-- AIM OF THE TASK --
From the listing below, pick out each line with the word "this".

-- STORED DATA --
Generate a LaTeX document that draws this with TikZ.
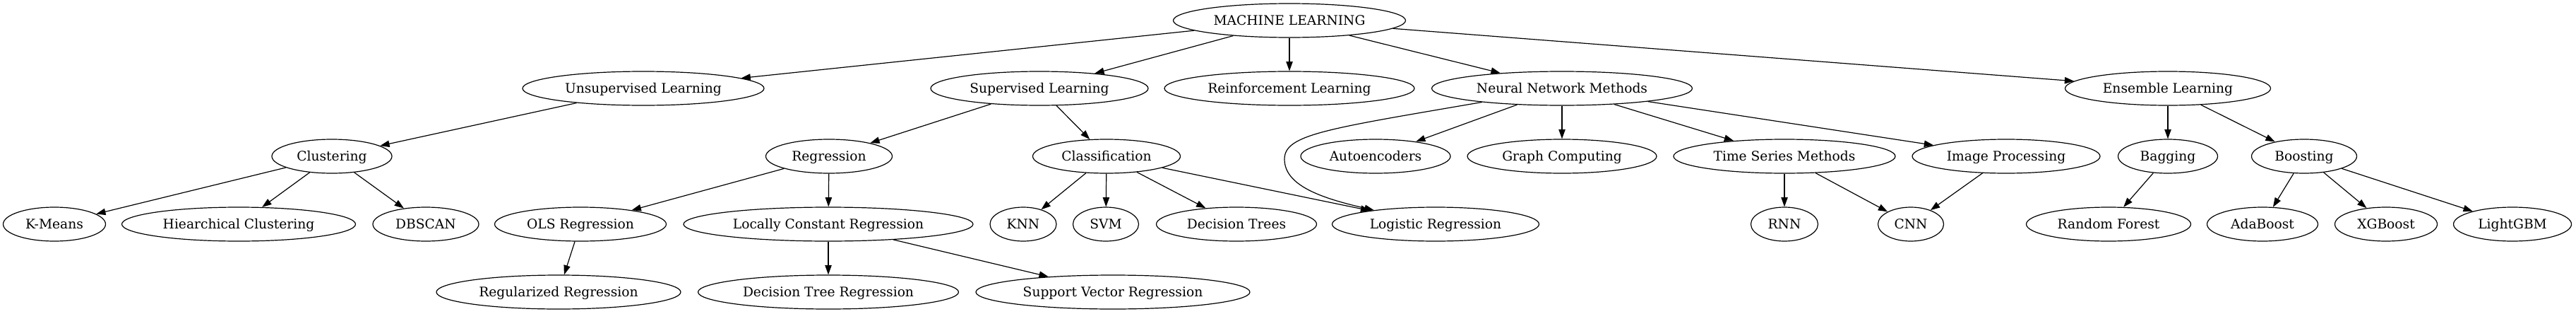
\documentclass[tikz,border=0pt]{standalone}
\usepackage{fontspec}
\setmainfont{DejaVu Serif}
\usetikzlibrary{shapes.geometric,arrows.meta}
\begin{document}
\begin{tikzpicture}[x=0.75pt,y=-0.75pt,
  nd/.style={ellipse,draw,line width=0.9pt,minimum height=36pt,inner xsep=-60pt,inner ysep=0pt,
             text height=12pt,text depth=2pt,font=\fontsize{14}{16}\selectfont},
  nw/.style={minimum width=#1*0.75pt},
  arr/.style={line width=0.9pt,-{Triangle[length=10pt,width=7pt]}}]
\useasboundingbox (0,0) rectangle (3648,443);
% row 1
\node[nd,nw=329] (ml) at (1826,29) {MACHINE LEARNING};
% row 2
\node[nd,nw=342] (ul)  at (911,125)  {Unsupervised Learning};
\node[nd,nw=308] (sl)  at (1472,125) {Supervised Learning};
\node[nd,nw=354] (rl)  at (1826,125) {Reinforcement Learning};
\node[nd,nw=369] (nnm) at (2212,125) {Neural Network Methods};
\node[nd,nw=291] (el)  at (3070,125) {Ensemble Learning};
% row 3
\node[nd,nw=170] (clu) at (470,221)  {Clustering};
\node[nd,nw=179] (reg) at (1174,221) {Regression};
\node[nd,nw=209] (cls) at (1567,221) {Classification};
\node[nd,nw=212] (ae)  at (1948,221) {Autoencoders};
\node[nd,nw=268] (gc)  at (2212,221) {Graph Computing};
\node[nd,nw=314] (tsm) at (2527,221) {Time Series Methods};
\node[nd,nw=266] (ip)  at (2841,221) {Image Processing};
\node[nd,nw=141] (bag) at (3070,221) {Bagging};
\node[nd,nw=149] (boo) at (3263,221) {Boosting};
% row 4
\node[nd,nw=145] (km)   at (77,317)   {K-Means};
\node[nd,nw=331] (hc)   at (338,317)  {Hiearchical Clustering};
\node[nd,nw=150] (db)   at (603,317)  {DBSCAN};
\node[nd,nw=243] (ols)  at (822,317)  {OLS Regression};
\node[nd,nw=410] (lcr)  at (1173,317) {Locally Constant Regression};
\node[nd,nw=94]  (knn)  at (1449,317) {KNN};
\node[nd,nw=93]  (svm)  at (1566,317) {SVM};
\node[nd,nw=227] (dt)   at (1751,317) {Decision Trees};
\node[nd,nw=293] (lr)   at (2033,317) {Logistic Regression};
\node[nd,nw=95]  (rnn)  at (2527,317) {RNN};
\node[nd,nw=93]  (cnn)  at (2706,317) {CNN};
\node[nd,nw=233] (rf)   at (2986,317) {Random Forest};
\node[nd,nw=157] (ada)  at (3204,317) {AdaBoost};
\node[nd,nw=145] (xgb)  at (3379,317) {XGBoost};
\node[nd,nw=167] (lgbm) at (3558,317) {LightGBM};
% row 5
\node[nd,nw=346] (rr)  at (791,413)  {Regularized Regression};
\node[nd,nw=369] (dtr) at (1173,413) {Decision Tree Regression};
\node[nd,nw=388] (svr) at (1576,413) {Support Vector Regression};
% edges
\foreach \a/\b in {ml/ul,ml/sl,ml/rl,ml/nnm,ml/el,
  ul/clu,clu/km,clu/hc,clu/db,
  sl/reg,sl/cls,reg/ols,reg/lcr,ols/rr,lcr/dtr,lcr/svr,
  cls/knn,cls/svm,cls/dt,cls/lr,
  nnm/ae,nnm/gc,nnm/tsm,nnm/ip,
  tsm/rnn,tsm/cnn,ip/cnn,
  el/bag,el/boo,bag/rf,boo/ada,boo/xgb,boo/lgbm}
  \draw[arr] (\a) -- (\b);
\draw[arr] (nnm) .. controls (1880,182) and (1819,190) .. (1819,225)
  .. controls (1819,262) and (1870,280) .. (lr);
\end{tikzpicture}
\end{document}
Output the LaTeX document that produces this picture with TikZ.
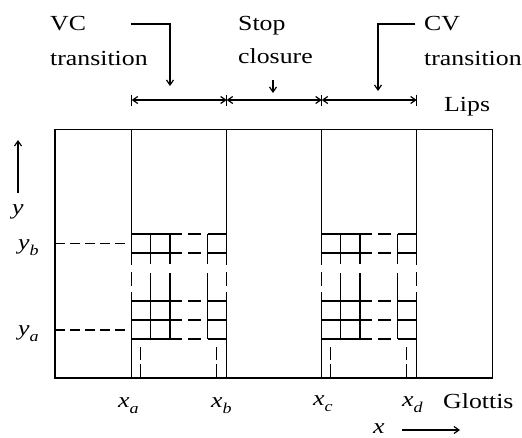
\documentclass[tikz,border=0pt]{standalone}
\usepackage{fontspec}
\setmainfont{Liberation Serif}
\usetikzlibrary{arrows.meta}
\newcommand\hs[1]{\scalebox{1.2}[1]{#1}}
\newcommand\lbsub[2]{\hs{\textit{#1}\raisebox{-0.3em}{\fontsize{15}{15}\selectfont\textit{#2}}}}
\begin{document}
\begin{tikzpicture}[x=1pt,y=-1pt,
  ln/.style={line width=1.3pt,line cap=butt},
  grd/.style={line width=1.5pt},
  tip/.style={line width=1.2pt,-{Straight Barb[length=5pt,width=7pt]}},
  dimline/.style={line width=1.2pt,{Straight Barb[length=5pt,width=7pt]}-{Straight Barb[length=5pt,width=7pt]}},
  dsh/.style={line width=1.4pt,dash pattern=on 10pt off 5pt},
  lab/.style={inner sep=0pt,anchor=base west,font=\fontsize{21.5}{24}\selectfont}]
\useasboundingbox (0,0) rectangle (522,437);
% texts
\node[lab] (vc) at (50,30) {\hs{VC}};
\node[lab] (vct) at (50,65) {\hs{transition}};
\node[lab] (stop) at (238,30) {\hs{Stop}};
\node[lab] (clos) at (238,63) {\hs{closure}};
\node[lab] (cv) at (424,30) {\hs{CV}};
\node[lab] (cvt) at (424,65) {\hs{transition}};
\node[lab] (lips) at (444,111) {\hs{Lips}};
\node[lab] (glot) at (443,408) {\hs{Glottis}};
\node[lab] (xa) at (118,407) {\lbsub{x}{a}};
\node[lab] (xb) at (211,407) {\lbsub{x}{b}};
\node[lab] (xc) at (313,405) {\lbsub{x}{c}};
\node[lab] (xd) at (402,406) {\lbsub{x}{d}};
\node[lab] (xl) at (373,433) {\hs{\textit{x}}};
\node[lab] (yl) at (12,214) {\hs{\textit{y}}};
\node[lab] (yb) at (18,249) {\lbsub{y}{b}};
\node[lab] (ya) at (18,335) {\lbsub{y}{a}};
% outer frame
\draw[ln] (55,129.5) rectangle (492.5,378);
% lips dimension line
\coordinate (la) at (131.7,100);
\coordinate (lb) at (226.7,100);
\coordinate (lc) at (321.7,100);
\coordinate (ld) at (416.7,100);
\draw[dimline] (la) -- (lb);
\draw[dimline] (lb) -- (lc);
\draw[dimline] (lc) -- (ld);
\foreach \c in {la,lb,lc,ld}{\draw[line width=1.2pt] ([yshift=5.5pt]\c) -- ([yshift=-5.5pt]\c);}
% annotation arrows
\coordinate (vc0) at (130.7,24);
\coordinate (vc1) at (170,24);
\coordinate (vc2) at (170,86);
\draw[tip] (vc0) -- (vc1) -- (vc2);
\coordinate (sc0) at (273,80);
\coordinate (sc1) at (273,93);
\draw[tip] (sc0) -- (sc1);
\coordinate (cv0) at (415,24);
\coordinate (cv1) at (378,24);
\coordinate (cv2) at (378,91);
\draw[tip] (cv0) -- (cv1) -- (cv2);
% axes arrows
\coordinate (ay0) at (18,193);
\coordinate (ay1) at (18,140);
\draw[tip] (ay0) -- (ay1);
\coordinate (ax0) at (402,430);
\coordinate (ax1) at (460,430);
\draw[tip] (ax0) -- (ax1);
% y dashed levels
\draw[dsh] (55,243.5) -- (129,243.5);
\draw[dsh] (55,330) -- (129,330);
% the two gridded regions
\foreach \o in {0,190}{
  \foreach \X in {131.7,226.7}{
    \draw[ln] (\X+\o,129.5) -- (\X+\o,265);
    \draw[ln] (\X+\o,272) -- (\X+\o,286);
    \draw[ln] (\X+\o,292) -- (\X+\o,378);
  }
  \foreach \X in {150.7,170,207.5}{
    \draw[grd] (\X+\o,234) -- (\X+\o,264);
    \draw[grd] (\X+\o,273) -- (\X+\o,339);
  }
  \foreach \Y in {234,253,301,320,339}{
    \draw[grd] (131.7+\o,\Y) -- (182+\o,\Y);
    \draw[grd] (188+\o,\Y) -- (201+\o,\Y);
    \draw[grd] (207.5+\o,\Y) -- (226.7+\o,\Y);
  }
  \foreach \X in {140.7,216.7}{
    \draw[ln] (\X+\o,347) -- (\X+\o,360);
    \draw[ln] (\X+\o,364) -- (\X+\o,378);
  }
}
\end{tikzpicture}
\end{document}
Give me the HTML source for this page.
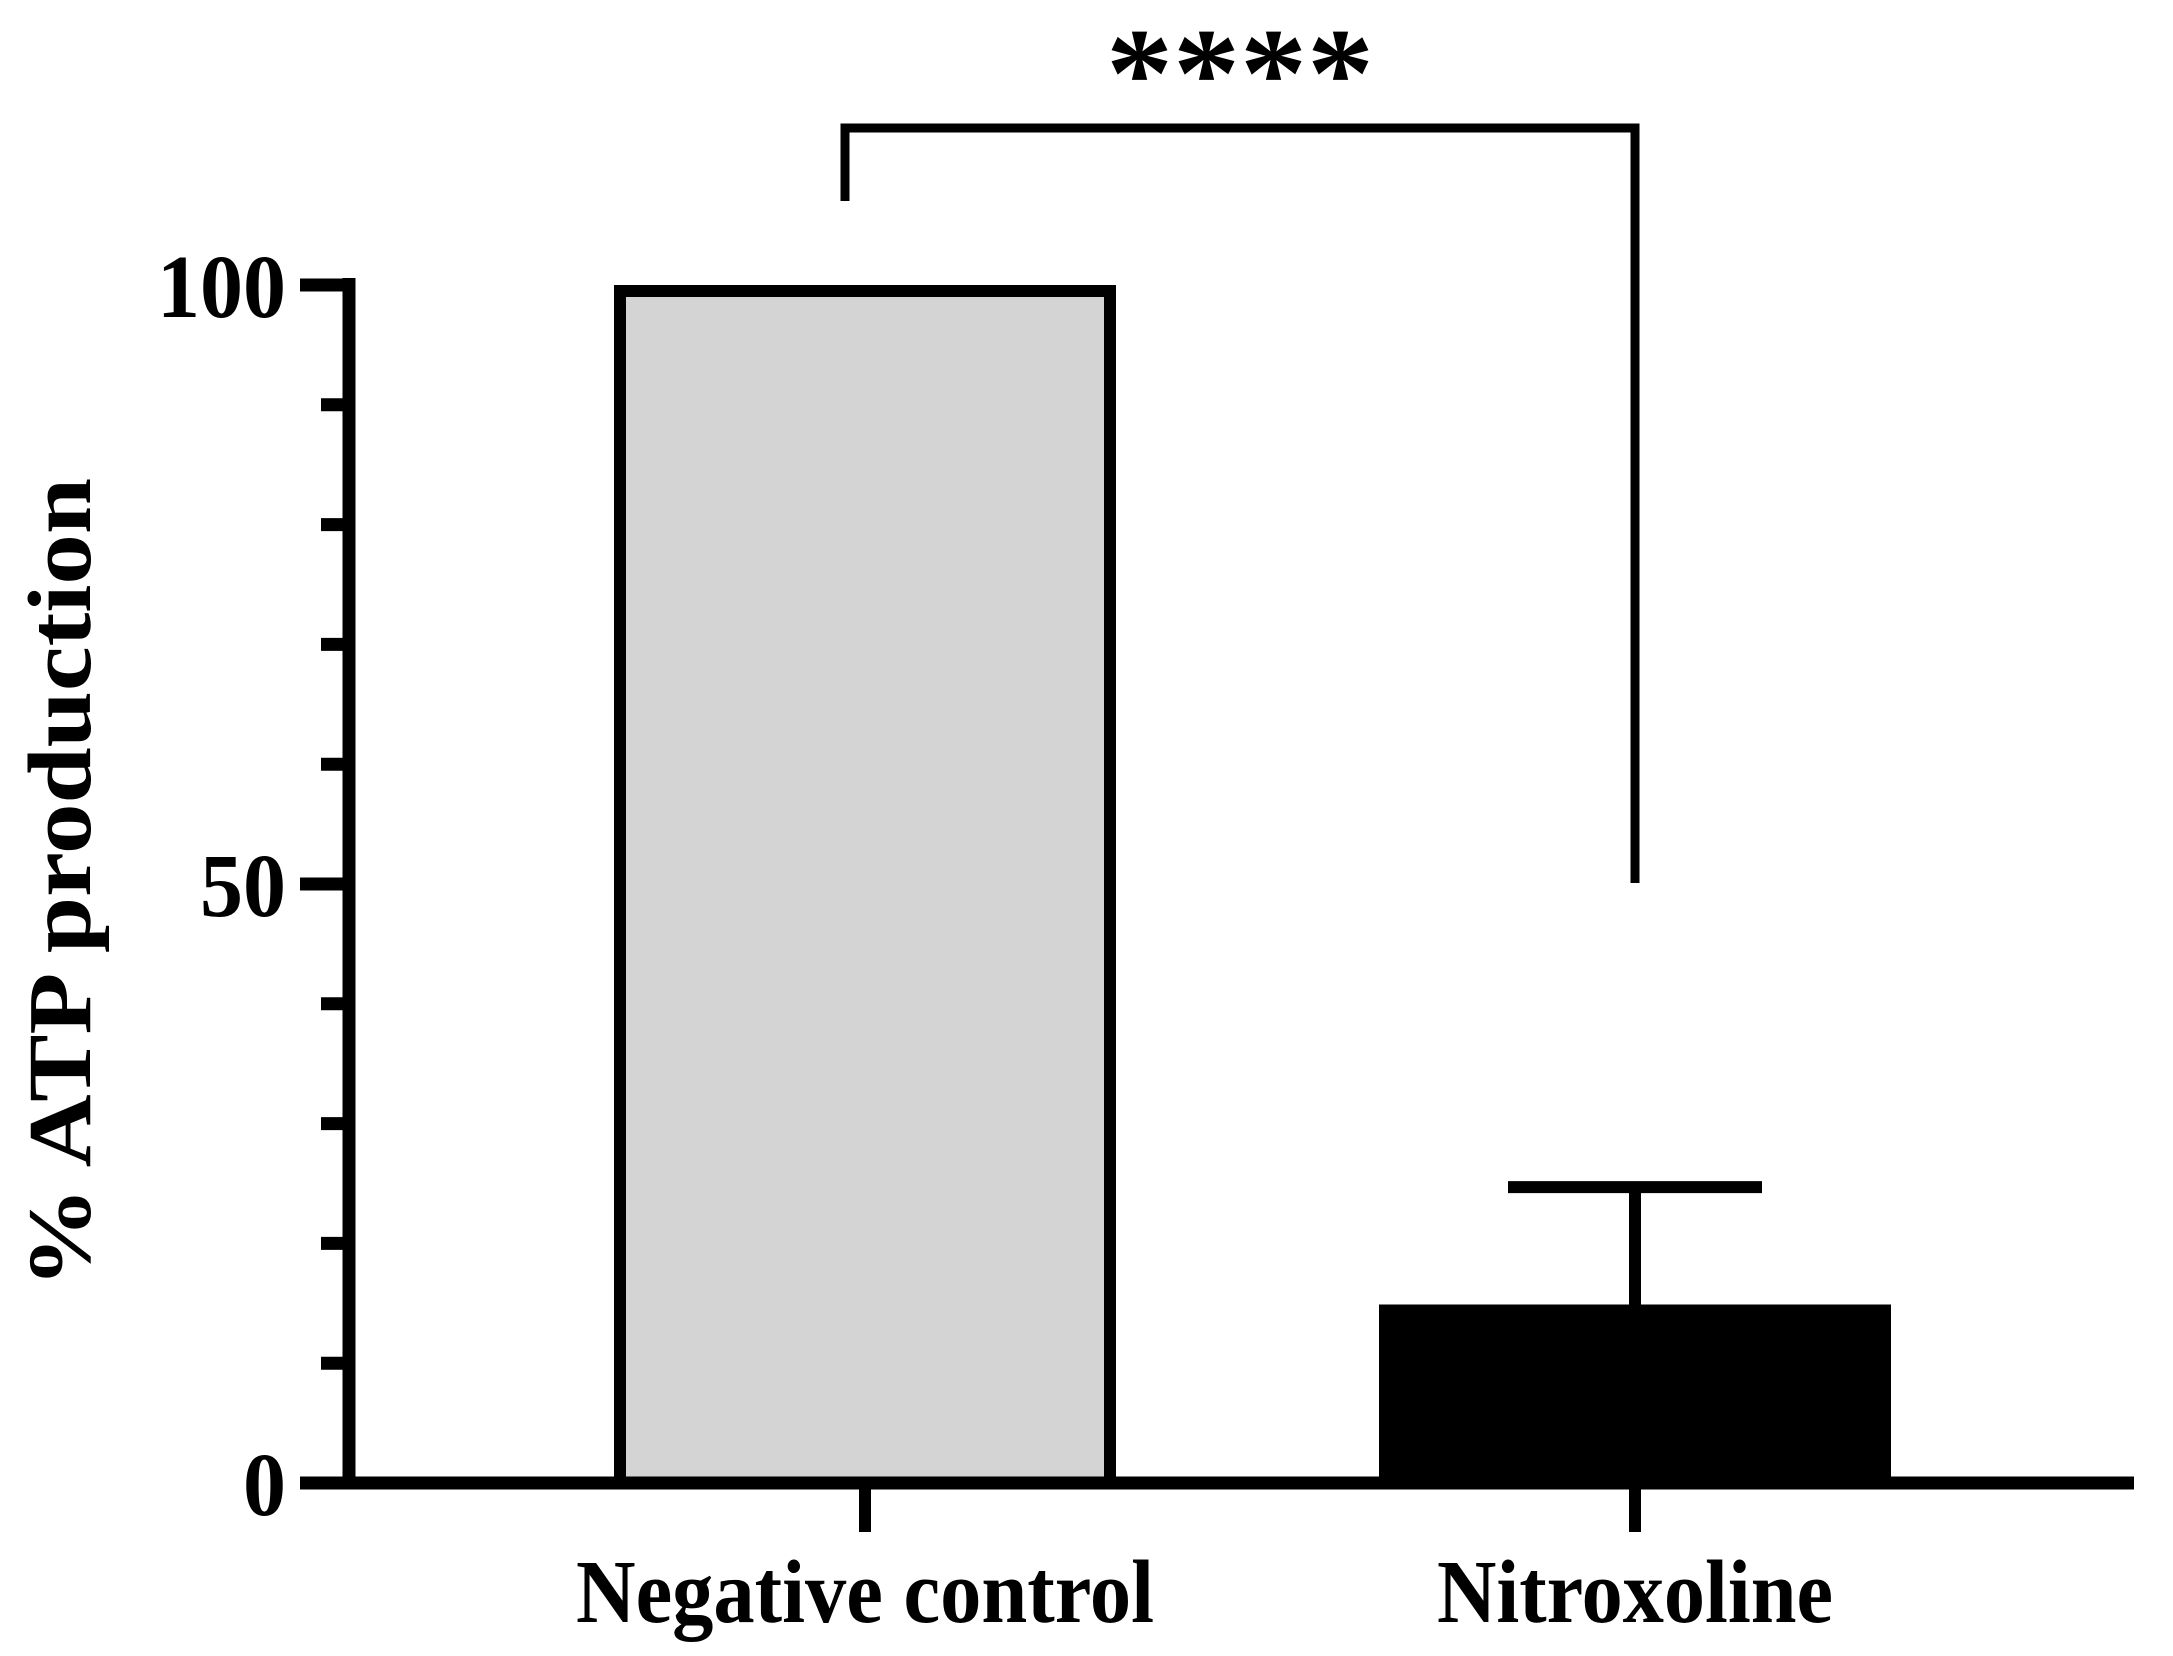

-- COMPLETED TASK --
Generate a LaTeX document that draws this with TikZ.
Output the LaTeX document that produces this picture with TikZ.
Give me the HTML source for this page.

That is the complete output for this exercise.